The cooperative confirmed final 2042 shipment volumes consistent with the reduced forecast announced at season close — a shortfall that cooperative chair Adèle Tremblay-Gagnon attributed, without elaboration, to conditions already on the record. More notable, from a structural standpoint, was her confirmation that a joint UVM–Québec climate review team has begun fieldwork, with findings expected before the cooperative's October planning session. At least two Montreal distributors have already asked whether comparable constraints should be expected in 2043. Tremblay-Gagnon declined to speculate, describing the review as "the answer to exactly that question, once it's done."

That is a reasonable answer. It is also, for readers tracking RONA's structural resilience, something worth watching.

Maple is not a strategic commodity in the way that fuel, microelectronics, or rare-earth materials are. But it sits within a broader category of regionally concentrated agricultural exports — ones that contribute to RONA's economic self-sufficiency and to the bilateral coherence of the Vermont–Québec relationship that underpins much of the republic's northern integration. The maple corridor, running through the Appalachian highlands from southern Vermont into the Laurentian uplands, is a shared resource that producers across both principalities depend on. Climate modeling has for years projected a northward and upward shift in optimal sugar maple habitat.

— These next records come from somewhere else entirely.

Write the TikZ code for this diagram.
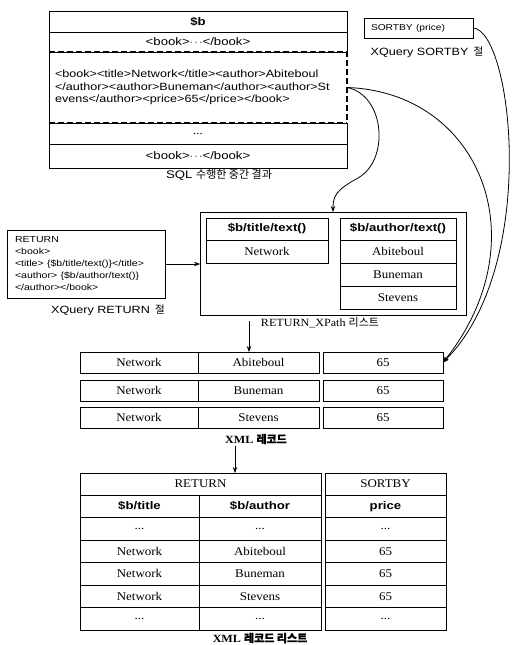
\documentclass[tikz,border=0pt]{standalone}
\usepackage{fontspec}
\setmainfont{Liberation Serif}
\newfontfamily\wsans[FakeStretch=1.2]{Liberation Sans}
\newfontfamily\wserif[FakeStretch=1.1]{Liberation Serif}
\newfontfamily\kr{Noto Sans CJK KR}
\newfontfamily\krb[FakeBold=1.2]{Noto Sans CJK KR}
\usetikzlibrary{arrows.meta}
\newcommand\tdat{\wserif\fontsize{11.8}{13}\selectfont}
\newcommand\thdr{\wsans\bfseries\fontsize{11}{13}\selectfont}
\newcommand\tsq{\wsans\fontsize{10.5}{13.5}\selectfont}
\newcommand\tlbl{\wsans\fontsize{10.5}{12}\selectfont}
\tikzset{
  cell/.style={draw, line width=0.9pt, inner sep=0pt, outer sep=0pt},
  plain/.style={inner sep=0pt, outer sep=0pt},
  arr/.style={-{Stealth[length=6pt,width=4.5pt]}, line width=0.8pt},
  frame/.style={line width=0.9pt},
  dashframe/.style={line width=1.3pt, dash pattern=on 6pt off 3pt},
}
\begin{document}
\begin{tikzpicture}[x=1pt,y=-1pt]
\useasboundingbox[fill=white] (0,0) rectangle (512,645);

% ---------- SQL intermediate result ----------
\node[plain, minimum width=298pt, minimum height=21pt] (r1) at (198,21.5) {\thdr \$b};
\node[plain, minimum width=298pt, minimum height=20pt] (r2) at (198,42) {\wsans\fontsize{11}{13}\selectfont <book>$\cdots$</book>};
\node[plain, minimum width=298pt, minimum height=71pt, text width=286pt, align=left] (r3) at (198,87.5)
  {\tsq <book><title>Network</title><author>Abiteboul\\</author><author>Buneman</author><author>St\\evens</author><price>65</price></book>};
\node[plain, minimum width=298pt, minimum height=21pt] (r4) at (198,133.5) {\tdat ...};
\node[plain, minimum width=298pt, minimum height=24pt] (r5) at (198,156) {\wsans\fontsize{11}{13}\selectfont <book>$\cdots$</book>};
\draw[frame] (r1.north west) rectangle (r2.south east);
\draw[frame] (r1.south west) -- (r1.south east);
\draw[frame] (r3.north west) -- (r3.south west);
\draw[dashframe] (r3.north west) -- (r3.north east) -- (r3.south east);
\draw[dashframe] (r3.south west) -- (r3.south east);
\draw[frame] (r4.north west) rectangle (r5.south east);
\draw[frame] (r4.south west) -- (r4.south east);
\node[plain] (sqllbl) at (219,175) {\wsans\fontsize{11}{12}\selectfont SQL {\kr 수행한 중간 결과}};

% ---------- SORTBY clause ----------
\node[cell, minimum width=109pt, minimum height=20pt, text width=95pt, align=left] (sb) at (418.5,28)
  {\wsans\fontsize{8.5}{10}\selectfont SORTBY (price)};
\node[plain] (sblbl) at (427,52) {\tlbl XQuery SORTBY\, {\kr 절}};

% ---------- RETURN clause ----------
\node[cell, minimum width=158pt, minimum height=68pt, text width=142pt, align=left] (ret) at (86,264)
  {\wsans\fontsize{8.8}{12}\selectfont RETURN\\<book>\\<title> \{\$b/title/text()\}</title>\\<author> \{\$b/author/text()\}\\</author></book>};
\node[plain] (retlbl) at (108,310) {\tlbl XQuery RETURN\, {\kr 절}};

% ---------- RETURN_XPath list ----------
\node[cell, line width=1pt, minimum width=266pt, minimum height=103pt] (xp) at (333,263.5) {};
\node[cell, minimum width=122pt, minimum height=22pt] (xl1) at (267,229) {\thdr \$b/title/text()};
\node[cell, minimum width=122pt, minimum height=23pt] (xl2) at (267,251.5) {\tdat Network};
\node[cell, minimum width=116pt, minimum height=22pt] (xr1) at (398,229) {\thdr \$b/author/text()};
\node[cell, minimum width=116pt, minimum height=23pt] (xr2) at (398,251.5) {\tdat Abiteboul};
\node[cell, minimum width=116pt, minimum height=23pt] (xr3) at (398,274.5) {\tdat Buneman};
\node[cell, minimum width=116pt, minimum height=23pt] (xr4) at (398,297.5) {\tdat Stevens};
\node[plain] (xplbl) at (320,323) {\wserif\fontsize{11}{12}\selectfont RETURN\_XPath {\kr 리스트}};

% ---------- XML records ----------
\node[cell, minimum width=118pt, minimum height=21pt] (c1a) at (139,362.5) {\tdat Network};
\node[cell, minimum width=121pt, minimum height=21pt] (c1b) at (258.5,362.5) {\tdat Abiteboul};
\node[cell, minimum width=120pt, minimum height=21pt] (c1c) at (383,362.5) {\tdat 65};
\node[cell, minimum width=118pt, minimum height=21pt] (c2a) at (139,390.5) {\tdat Network};
\node[cell, minimum width=121pt, minimum height=21pt] (c2b) at (258.5,390.5) {\tdat Buneman};
\node[cell, minimum width=120pt, minimum height=21pt] (c2c) at (383,390.5) {\tdat 65};
\node[cell, minimum width=118pt, minimum height=21pt] (c3a) at (139,417.5) {\tdat Network};
\node[cell, minimum width=121pt, minimum height=21pt] (c3b) at (258.5,417.5) {\tdat Stevens};
\node[cell, minimum width=120pt, minimum height=21pt] (c3c) at (383,417.5) {\tdat 65};
\node[plain] (reclbl) at (256,439) {\wserif\bfseries\fontsize{11}{12}\selectfont XML {\krb 레코드}};

% ---------- XML record list ----------
\node[cell, minimum width=241pt, minimum height=22pt] (hR) at (200.5,484) {\tdat RETURN};
\node[cell, minimum width=121pt, minimum height=22pt] (hS) at (385.5,484) {\tdat SORTBY};
\node[cell, minimum width=119pt, minimum height=22.5pt] (t1a) at (139.5,506.25) {\thdr \$b/title};
\node[cell, minimum width=122pt, minimum height=22.5pt] (t1b) at (260,506.25) {\thdr \$b/author};
\node[cell, minimum width=121pt, minimum height=22.5pt] (t1c) at (385.5,506.25) {\thdr price};
\node[cell, minimum width=119pt, minimum height=22.5pt] (t2a) at (139.5,528.75) {\tdat ...};
\node[cell, minimum width=122pt, minimum height=22.5pt] (t2b) at (260,528.75) {\tdat ...};
\node[cell, minimum width=121pt, minimum height=22.5pt] (t2c) at (385.5,528.75) {\tdat ...};
\node[cell, minimum width=119pt, minimum height=22.5pt] (t3a) at (139.5,551.25) {\tdat Network};
\node[cell, minimum width=122pt, minimum height=22.5pt] (t3b) at (260,551.25) {\tdat Abiteboul};
\node[cell, minimum width=121pt, minimum height=22.5pt] (t3c) at (385.5,551.25) {\tdat 65};
\node[cell, minimum width=119pt, minimum height=22.5pt] (t4a) at (139.5,573.75) {\tdat Network};
\node[cell, minimum width=122pt, minimum height=22.5pt] (t4b) at (260,573.75) {\tdat Buneman};
\node[cell, minimum width=121pt, minimum height=22.5pt] (t4c) at (385.5,573.75) {\tdat 65};
\node[cell, minimum width=119pt, minimum height=22.5pt] (t5a) at (139.5,596.25) {\tdat Network};
\node[cell, minimum width=122pt, minimum height=22.5pt] (t5b) at (260,596.25) {\tdat Stevens};
\node[cell, minimum width=121pt, minimum height=22.5pt] (t5c) at (385.5,596.25) {\tdat 65};
\node[cell, minimum width=119pt, minimum height=22.5pt] (t6a) at (139.5,618.75) {\tdat ...};
\node[cell, minimum width=122pt, minimum height=22.5pt] (t6b) at (260,618.75) {\tdat ...};
\node[cell, minimum width=121pt, minimum height=22.5pt] (t6c) at (385.5,618.75) {\tdat ...};
\node[plain] (lstlbl) at (260,638) {\wserif\bfseries\fontsize{11}{12}\selectfont XML {\krb 레코드 리스트}};

% ---------- connectors ----------
\draw[arr] (ret.east) -- (ret.east -| xp.west);
\coordinate (xpout) at (249,321);
\draw[arr] (xpout) -- (xpout |- c1b.north);
\coordinate (recout) at (235,446);
\draw[arr] (recout) -- (recout |- hR.north);
\draw[arr] (r3.east) .. controls (385,95) and (390,160) .. (358,178)
                     .. controls (336,190) and (333,196) .. (xp.north);
\draw[arr] (r3.east) .. controls (480,92) and (540,240) .. (c1c.east);
\draw[arr] (sb.east) .. controls (512,30) and (540,265) .. (c1c.east);
\end{tikzpicture}
\end{document}
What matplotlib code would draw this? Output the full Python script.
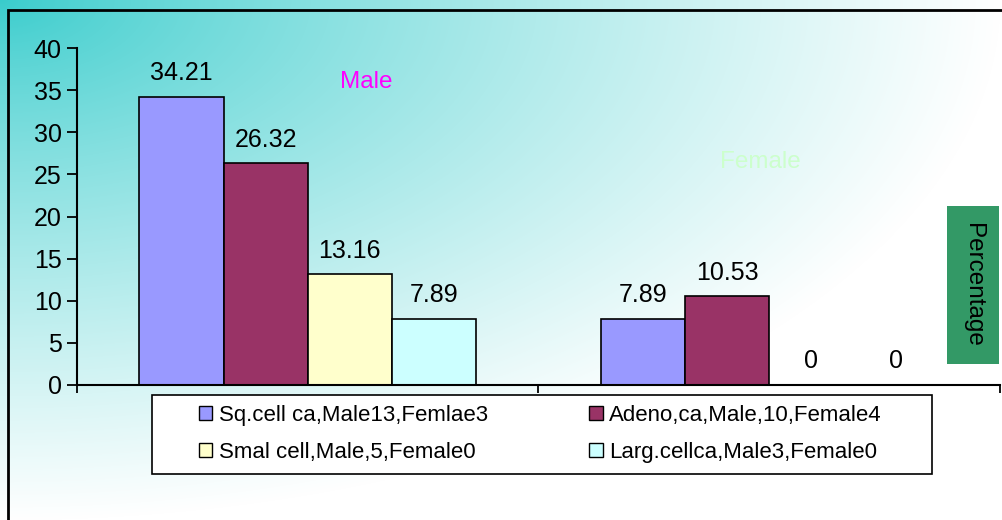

"The maple corridor is a useful early indicator," said Prof. Anya Bergström of the Stockholm Institute for Security Studies, who has written on climate-linked agricultural vulnerability in post-fragmentation North America and has followed the cooperative's seasonal data in recent years. "It's not a crisis crop, but it is a bellwether. When you see sustained contraction in a geographically bounded, climate-sensitive export sector, the question worth asking is what else in that production zone is under similar pressure — and what that means for regional food system resilience over a ten-to-fifteen-year horizon."

That framing matters in a RONA context. The republic's economic relationship with its Montreal corridor is not merely commercial — it is politically load-bearing. Supply-chain disruptions that persistently disadvantage Québec-area buyers relative to domestic Vermont consumers can generate friction in a principality relationship that the Council of Principals has worked carefully to maintain since formal integration. That is not a military threat. But it is the kind of slow-moving structural stress that tends to compound other pressures.

The UVM–Québec fieldwork is the appropriate mechanism for assessing what is actually happening versus what is modeled. The cooperative's instinct to wait for those findings before making forward projections is sound. The October planning session will be worth watching — not because maple syrup allocations are a security matter, but because the methodology and findings of the climate review will offer a clearer picture of agricultural resilience across a production zone that RONA depends on for more than one crop. That session's date should be on the calendar of anyone tracking the republic's structural self-sufficiency.